§ WRITTEN PROBLEM
Retype exactly what runs from the first line of the data to the line with "import * as", keeping both of those lines and skipping pictures.

• • • •

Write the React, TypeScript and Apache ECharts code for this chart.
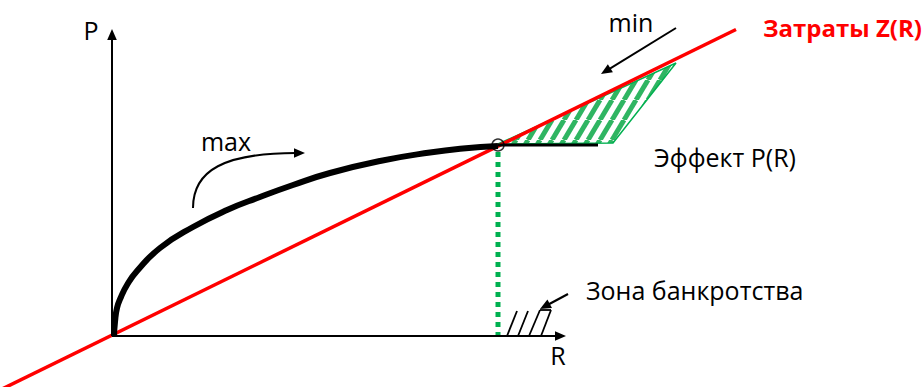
import React, { useEffect, useRef } from "react";
import * as echarts from "echarts";

// Effect curve P(R) (thick black) — data units
const effectR = [0.04, 0.06, 0.1, 0.18, 0.3, 0.5, 0.96, 1.62, 2.3, 2.96, 3.62, 4.36, 5.36, 6.36, 7.02, 7.72];
const effectP = [0, 0.28, 0.56, 0.78, 1.02, 1.3, 1.76, 2.18, 2.52, 2.78, 3.02, 3.26, 3.5, 3.67, 3.75, 3.8];
// Plateau of the effect after the break-even point
const plateauR = [7.72, 9.72];
const plateauP = [3.82, 3.82];
// Costs line Z(R)
const costR = [-2.24, 12.48];
const costZ = [-1.08, 6.13];
// Break-even point
const breakEven = [7.72, 3.82];
// Hatched "min" zone between Z(R) and P(R)
const hatchZone = [[7.72, 3.84], [11.28, 5.46], [10.02, 3.86]];
// Bankruptcy zone strokes
const zoneStrokes = [
  [[7.9, 0], [8.1, 0.5]],
  [[8.12, 0], [8.32, 0.5]],
  [[8.34, 0], [8.56, 0.52]],
  [[8.56, 0.52], [8.78, 0.52]],
  [[8.78, 0.52], [8.58, 0]],
];
// Arrows (straight: start,end ; curved: start,cp1,cp2,end)
const yAxisArrow = [[0, 0], [0, 6.14]];
const xAxisArrow = [[0, 0], [9.08, 0]];
const minArrow = [[11.28, 6.16], [9.78, 5.24]];
const maxArrow = [[1.62, 2.56], [1.62, 3.32], [2.26, 3.66], [3.86, 3.66]];
const zoneArrow = [[9.12, 0.84], [8.56, 0.54]];
const arrowList = [yAxisArrow, xAxisArrow, minArrow, maxArrow, zoneArrow];
const arrowWidths = [2, 2, 2, 2, 2.2];

const FONT = '"Open Sans", "Noto Sans", sans-serif';

function makeHatch() {
  const w = 12;
  const h = 20;
  const c = document.createElement("canvas");
  c.width = w;
  c.height = h;
  const ctx = c.getContext("2d")!;
  ctx.fillStyle = "#ffffff";
  ctx.fillRect(0, 0, w, h);
  ctx.strokeStyle = "#2fb562";
  ctx.lineWidth = 5;
  for (let k = -1; k <= 1; k++) {
    ctx.beginPath();
    ctx.moveTo(k * w, h);
    ctx.lineTo(k * w + w, 0);
    ctx.stroke();
  }
  return c;
}

export default function App() {
  const ref = useRef<HTMLDivElement>(null);
  useEffect(() => {
    document.body.style.margin = "0";
    const chart = echarts.init(ref.current!, null, { renderer: "svg" });
    const hatch = makeHatch();

    const text = (t: string, x: number, y: number, opts: any = {}) => ({
      type: "text",
      x,
      y,
      z: 100,
      style: {
        text: t,
        fontSize: opts.size || 25,
        fontFamily: FONT,
        fontWeight: opts.bold ? "bold" : "normal",
        fill: opts.color || "#000",
        align: opts.align || "left",
        verticalAlign: "middle",
      },
    });

    chart.setOption({
      animation: false,
      backgroundColor: "#ffffff",
      grid: { left: 0, right: 0, top: 0, bottom: 0 },
      xAxis: { type: "value", min: -2.24, max: 16.22, show: false },
      yAxis: { type: "value", min: -1.02, max: 6.72, show: false },
      series: [
        {
          type: "custom",
          z: 1,
          data: [[hatchZone[0][0], hatchZone[0][1]]],
          renderItem: (_p: any, api: any) => ({
            type: "polygon",
            shape: { points: hatchZone.map((p) => api.coord(p)) },
            style: {
              fill: { image: hatch, repeat: "repeat", imageWidth: 12, imageHeight: 20 },
              stroke: "#00b050",
              lineWidth: 1.5,
            },
          }),
        },
        {
          type: "line",
          z: 2,
          data: [[breakEven[0], breakEven[1] - 0.14], [breakEven[0], 0]],
          symbol: "none",
          lineStyle: { color: "#00b050", width: 5, type: [5, 5] },
        },
        {
          type: "line",
          z: 3,
          data: costR.map((r, i) => [r, costZ[i]]),
          symbol: "none",
          lineStyle: { color: "#ff0000", width: 3.5 },
        },
        {
          type: "line",
          z: 4,
          data: effectR.map((r, i) => [r, effectP[i]]),
          symbol: "none",
          smooth: 0.5,
          lineStyle: { color: "#000000", width: 6 },
        },
        {
          type: "line",
          z: 4,
          data: plateauR.map((r, i) => [r, plateauP[i]]),
          symbol: "none",
          lineStyle: { color: "#000000", width: 2.8 },
        },
        {
          type: "scatter",
          z: 5,
          data: [breakEven],
          symbol: "circle",
          symbolSize: 12,
          itemStyle: { color: "rgba(0,0,0,0)", borderColor: "#000", borderWidth: 1.5 },
        },
        {
          type: "lines",
          z: 5,
          coordinateSystem: "cartesian2d",
          data: zoneStrokes.map((s) => ({ coords: s })),
          symbol: "none",
          lineStyle: { color: "#000", width: 1.8, opacity: 1 },
        },
        {
          type: "custom",
          z: 6,
          data: arrowList.map((a, i) => [a[0][0], a[0][1], i]),
          renderItem: (params: any, api: any) => {
            const i = params.dataIndex;
            const pts = arrowList[i].map((p) => api.coord(p));
            const n = pts.length;
            const tip = pts[n - 1];
            const prev = pts[n - 2];
            let dx = tip[0] - prev[0];
            let dy = tip[1] - prev[1];
            const len = Math.hypot(dx, dy) || 1;
            dx /= len;
            dy /= len;
            const L = 11;
            const hw = 4.8;
            const base = [tip[0] - dx * L, tip[1] - dy * L];
            const head = {
              type: "polygon",
              shape: {
                points: [tip, [base[0] - dy * hw, base[1] + dx * hw], [base[0] + dy * hw, base[1] - dx * hw]],
              },
              style: { fill: "#000" },
            };
            const w = arrowWidths[i];
            const body =
              n === 2
                ? {
                    type: "line",
                    shape: { x1: pts[0][0], y1: pts[0][1], x2: base[0] + dx * 2, y2: base[1] + dy * 2 },
                    style: { stroke: "#000", lineWidth: w, fill: null },
                  }
                : {
                    type: "bezierCurve",
                    shape: {
                      x1: pts[0][0],
                      y1: pts[0][1],
                      cpx1: pts[1][0],
                      cpy1: pts[1][1],
                      cpx2: pts[2][0],
                      cpy2: pts[2][1],
                      x2: base[0] + dx * 2,
                      y2: base[1] + dy * 2,
                    },
                    style: { stroke: "#000", lineWidth: w, fill: null },
                  };
            return { type: "group", children: [body, head] };
          },
        },
      ],
      graphic: [
        text("P", 91, 30, { align: "center" }),
        text("R", 558, 355, { align: "center" }),
        text("max", 226, 141, { align: "center" }),
        text("min", 631, 22, { align: "center" }),
        text("Затраты Z(R)", 763, 27, { bold: true, color: "#ff0000", size: 24 }),
        text("Эффект P(R)", 654, 157),
        text("Зона банкротства", 586, 290),
      ],
    });
    return () => chart.dispose();
  }, []);
  return <div ref={ref} style={{ width: 923, height: 387 }} />;
}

• • • •

§ CORRECT RESULT
Write the React, TypeScript and Apache ECharts code for this chart.
import React, { useEffect, useRef } from "react";
import * as echarts from "echarts";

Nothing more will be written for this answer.